Cualquiera que reciba el dato, sin tener mucha información para comparar, repetirá la manida frase de que: eso es mucho más de lo que recibe cualquier persona en Cuba, sea estudiante, obrero o científico destacado.
Pero no están en Cuba, sino en España y al seguir buscando datos, obtenemos que, y cito otra publicación ibérica, “para vivir en España con un nivel básico o medio, se necesitan aproximadamente 1500 euros mensuales, con algunas diferencias entre Madrid, Barcelona y otras ciudades menos desarrolladas. Estas cifras se refieren a personas que viven solas, pues cuando existen niños, los dígitos aumentan en unos 300 euros por cada nuevo infante”. Algo así como diez veces menos de lo que ofrece la beca. Aclaro que la publicación de donde se toman estos datos, deja explícito que utiliza como fuente el Ministerio de Empleo y Seguridad Social del Gobierno de España.
Siguiendo con los números. Sólo para una vivienda de 60 metros cuadrados, pensando en cocina, baño y dos habitaciones, que puede ser compartida por cuatro estudiantes (4 x 150 euros), con el dinero de la citada beca, no alcanzará para cubrir los 670 euros mensuales de alquiler. De ahí en lo adelante, los gastos básicos de electricidad, teléfono y agua… ah… y alimentarse, no me imagino de dónde los sacarán.
Las soluciones para completar el dinero de matrícula, vida, libros, talleres e investigaciones de los estudiantes españoles, termina saliendo de alguna ayuda familiar, cuando existe y de una vieja variante que ya aparecía en Rosas a Crédito: endeudarse hasta los huesos, aún sin haber iniciado la primera clase y después, si logran conseguir trabajo, dedicar años al pago de esos haberes. A lo mejor por ahí andan las razones de las huelgas y los reclamos estudiantiles.
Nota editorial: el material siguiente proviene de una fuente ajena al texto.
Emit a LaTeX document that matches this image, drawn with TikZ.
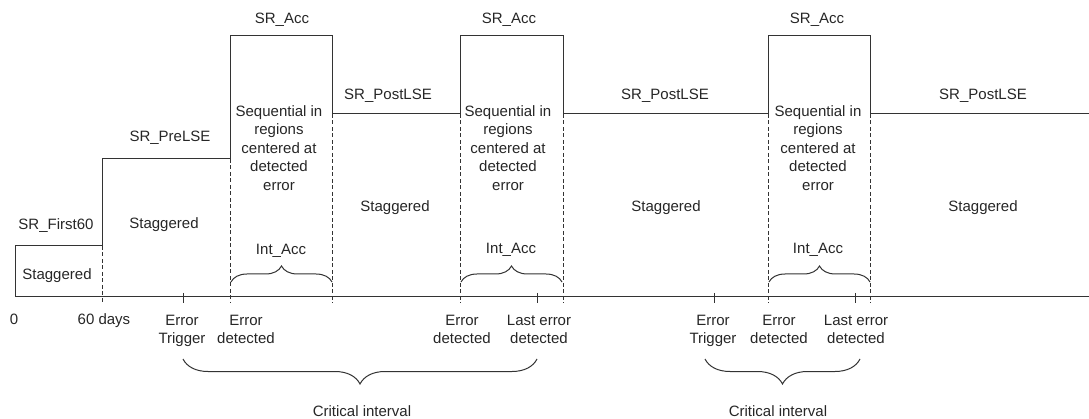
\documentclass[tikz,border=0pt]{standalone}
\usepackage{fontspec}
\setmainfont{Liberation Sans}
\usetikzlibrary{decorations.pathreplacing}
\begin{document}
\begin{tikzpicture}[x=1pt,y=-1pt,
  lab/.style={font=\fontsize{15}{18.5}\selectfont, inner sep=0pt, align=center, text=black!85, anchor=base},
  ln/.style={line width=1pt, draw=black!80},
  dsh/.style={ln, dash pattern=on 4pt off 2.5pt},
  brdown/.style={ln, decorate, decoration={brace, amplitude=25pt}},
  brup/.style={ln, decorate, decoration={brace, amplitude=16pt}}]
\useasboundingbox (0,0) rectangle (1089,419);
% profile
\draw[ln] (15,297) -- (15,246) -- (102,246) -- (102,159) -- (230,159) -- (230,36) -- (332,36) -- (332,114)
  -- (460,114) -- (460,36) -- (563,36) -- (563,114) -- (768,114) -- (768,36) -- (870,36) -- (870,114) -- (1089,114);
% axis
\coordinate (a0) at (15,297);
\coordinate (aend) at (1089,297);
\draw[ln] (a0) -- (aend);
% dashed separators
\foreach \x/\t in {102/246,230/159,332/114,460/114,563/114,768/114,870/114}{
  \draw[dsh] (\x,\t) -- (\x,303);
}
% ticks
\coordinate (et1) at (183,293);
\coordinate (le1) at (537,293);
\coordinate (et2) at (714,293);
\coordinate (le2) at (855,293);
\foreach \c in {et1,le1,et2,le2}{ \draw[ln] (\c) -- ++(0,10); }
% Int_Acc braces
\draw[brup] (231,282) -- (332,282);
\draw[brup] (461,282) -- (562,282);
\draw[brup] (769,282) -- (870,282);
% critical interval braces
\draw[brdown] (537,359) -- (183,359);
\draw[brdown] (860,359) -- (705,359);
% labels top
\node[lab] (acc1) at (282,24) {SR\_Acc};
\node[lab] (acc2) at (509,24) {SR\_Acc};
\node[lab] (acc3) at (817,24) {SR\_Acc};
\node[lab] (pre) at (170,142) {SR\_PreLSE};
\node[lab] (f60) at (56,230) {SR\_First60};
\node[lab] (post1) at (388,100) {SR\_PostLSE};
\node[lab] (post2) at (665,100) {SR\_PostLSE};
\node[lab] (post3) at (983,100) {SR\_PostLSE};
\node[lab] (st0) at (57,280) {Staggered};
\node[lab] (st1) at (164,228.5) {Staggered};
\node[lab] (st2) at (395,212) {Staggered};
\node[lab] (st3) at (666,212) {Staggered};
\node[lab] (st4) at (983,212) {Staggered};
\node[lab] (seq1) at (279,190.5) {Sequential in\\regions\\centered at\\detected\\error};
\node[lab] (seq2) at (508,190.5) {Sequential in\\regions\\centered at\\detected\\error};
\node[lab] (seq3) at (818,190.5) {Sequential in\\regions\\centered at\\detected\\error};
\node[lab] (ia1) at (281,255) {Int\_Acc};
\node[lab] (ia2) at (511,254) {Int\_Acc};
\node[lab] (ia3) at (818,254) {Int\_Acc};
% axis labels
\node[lab] (l0) at (14,325) {0};
\node[lab] (l60) at (104,325) {60 days};
\node[lab] (trg1) at (182,344) {Error\\Trigger};
\node[lab] (det1) at (246,344) {Error\\detected};
\node[lab] (det2) at (462,344) {Error\\detected};
\node[lab] (last1) at (539,344) {Last error\\detected};
\node[lab] (trg2) at (713,344) {Error\\Trigger};
\node[lab] (det3) at (779,344) {Error\\detected};
\node[lab] (last2) at (856,344) {Last error\\detected};
\node[lab, text depth=0pt] (ci1) at (362,416.5) {Critical interval};
\node[lab, text depth=0pt] (ci2) at (778,416.5) {Critical interval};
\end{tikzpicture}
\end{document}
Vaya… digo yo… y que Dios me perdone si ese no es el camino para la solución.
Valga la digresión y sólo a modo de ejemplo, la presentación de una pareja latina en cierto programa norteamericano de participación con grandes cifras en premios: “Nosotros venimos al programa para pagar nuestra deuda de estudios. La mía es de 80 mil dólares y la de mi novio es de unos 120 mil”. El programa sólo llegó a ofrecerle un limitado premio de cinco mil. Algo así como un terrón de azúcar para endulzar el Atlántico.
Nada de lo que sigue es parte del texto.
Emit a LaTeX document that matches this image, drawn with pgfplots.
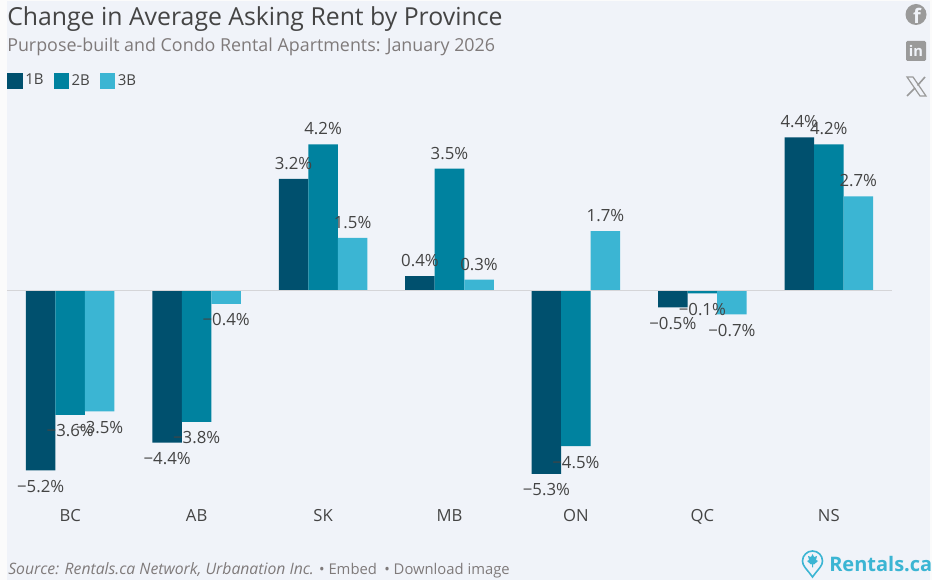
\documentclass[border=0pt]{standalone}
\usepackage{fontspec}
\setmainfont{Open Sans}
\usepackage{pgfplots}
\pgfplotsset{compat=1.18}
\definecolor{pagebg}{HTML}{F0F3F9}
\definecolor{outerbg}{HTML}{FBFBFB}
\definecolor{cA}{HTML}{00506E}
\definecolor{cB}{HTML}{00829F}
\definecolor{cC}{HTML}{3BB5D3}
\definecolor{txt}{HTML}{444444}
\definecolor{subtxt}{HTML}{7F7A7A}
\definecolor{icon}{HTML}{9A9A9A}
\definecolor{zeroline}{HTML}{D5D5D8}
\begin{document}
\begin{tikzpicture}[x=0.75pt,y=-0.75pt]
\useasboundingbox (0,0) rectangle (932,580);
\fill[outerbg] (0,0) rectangle (932,580);
\fill[pagebg] (7,1) rectangle (930,580);

\begin{axis}[
at={(5.25pt,-375pt)},anchor=south west,
scale only axis,
width=663.75pt,height=300pt,
xmin=-0.5,xmax=6.5,
ymin=-6.052,ymax=5.476,
ybar,
bar width=0.2335,
axis line style={draw=none},
ytick=\empty,
xtick={0,1,2,3,4,5,6},
xticklabels={BC,AB,SK,MB,ON,QC,NS},
major tick length=0pt,
xticklabel style={font=\fontsize{12.5}{14}\selectfont,text=txt,yshift=-3.5pt},
clip=false,
point meta=explicit symbolic,
visualization depends on={y \as \rawy},
nodes near coords,
every node near coord/.append style={font=\fontsize{12.6}{14}\selectfont,text=txt,inner sep=0pt,
anchor=center,yshift={ifthenelse(\rawy<0,-12pt,11.5pt)}},
legend style={draw=none,fill=none,at={(0,1.0)},anchor=south west,yshift=7.5pt,legend columns=3,
font=\fontsize{11.25}{13}\selectfont,text=txt,inner sep=0pt,
/tikz/every even column/.append style={column sep=5.5pt}},
legend image code/.code={\fill[#1] (0pt,-6pt) rectangle (11.5pt,6pt);},
]
\addplot[draw=none,fill=cA,bar shift=-0.2335] coordinates {
(0,-5.2)[−5.2\%] (1,-4.4)[−4.4\%] (2,3.2)[3.2\%] (3,0.4)[0.4\%] (4,-5.3)[−5.3\%] (5,-0.5)[−0.5\%] (6,4.4)[4.4\%]};
\addplot[draw=none,fill=cB,bar shift=0] coordinates {
(0,-3.6)[−3.6\%] (1,-3.8)[−3.8\%] (2,4.2)[4.2\%] (3,3.5)[3.5\%] (4,-4.5)[−4.5\%] (5,-0.1)[−0.1\%] (6,4.2)[4.2\%]};
\addplot[draw=none,fill=cC,bar shift=0.2335] coordinates {
(0,-3.5)[−3.5\%] (1,-0.4)[−0.4\%] (2,1.5)[1.5\%] (3,0.3)[0.3\%] (4,1.7)[1.7\%] (5,-0.7)[−0.7\%] (6,2.7)[2.7\%]};
\legend{1B,2B,3B}
\draw[zeroline,line width=0.75pt] (axis cs:-0.5,0) -- (axis cs:6.5,0);
\end{axis}

% header
\node[anchor=base west,inner sep=0pt,text=txt,font=\fontsize{18.6}{20}\selectfont] at (7,25.5) {Change in Average Asking Rent by Province};
\node[anchor=base west,inner sep=0pt,text=subtxt,font=\fontsize{13.4}{15}\selectfont] at (7,52) {Purpose-built and Condo Rental Apartments: January 2026};

% footer
\node[anchor=base west,inner sep=0pt,text=subtxt,font=\fontsize{11.1}{13}\selectfont] at (8,575) {{\fontsize{11.8}{13}\selectfont\textit{Source: Rentals.ca Network, Urbanation Inc.}} • Embed\hspace{5.5pt}• Download image};

% logo
\draw[cC,line width=1.2pt] (812.5,577) .. controls (806,568) and (802.5,566) .. (802.5,561) arc[start angle=180,end angle=360,radius=10] .. controls (822.5,566) and (819,568) .. (812.5,577) -- cycle;
\fill[cC] (812.5,554) -- (814,557) -- (817,556) -- (816,560) -- (818,561) -- (814,564.5) -- (813,564) -- (813,567.5) -- (812,567.5) -- (812,564) -- (811,564.5) -- (807,561) -- (809,560) -- (808,556) -- (811,557) -- cycle;
\node[anchor=base west,inner sep=0pt,text=cC,font=\fontsize{15}{17}\selectfont\bfseries] at (829,572) {Rentals.ca};

% social icons
\fill[icon] (916,14.5) circle[radius=10.5];
\node[text=pagebg,font=\fontsize{15}{15}\selectfont\bfseries,inner sep=0pt,anchor=base] at (917,24) {f};
\fill[icon,rounded corners=1pt] (906,41) rectangle (926,61);
\node[text=pagebg,font=\fontsize{11}{11}\selectfont\bfseries,inner sep=0pt,anchor=base] at (916,57) {in};
\draw[icon,line width=0.9pt] (907,77) -- (913,77) -- (926,96) -- (920,96) -- cycle;
\draw[icon,line width=1.2pt] (925,77) -- (917.5,85.5) (915,88) -- (907,96);
\end{tikzpicture}
\end{document}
Las estadísticas son públicas, los análisis, de ellos, no siempre quieren hacerse. Las cifras nuestras, también son públicas. Los análisis, cuando nos benefician, tampoco quieren hacerse. Entonces me pregunto si ellos hablan de nosotros, ¿por qué también nosotros, no tenemos el derecho de hablar de ellos? Y, dado lo reiterativo de la posición “analítico-quirúrgica” hacia nuestros problemas, me parece que no sólo derecho, sino también, tenemos el deber de exponer nuestros puntos de vista.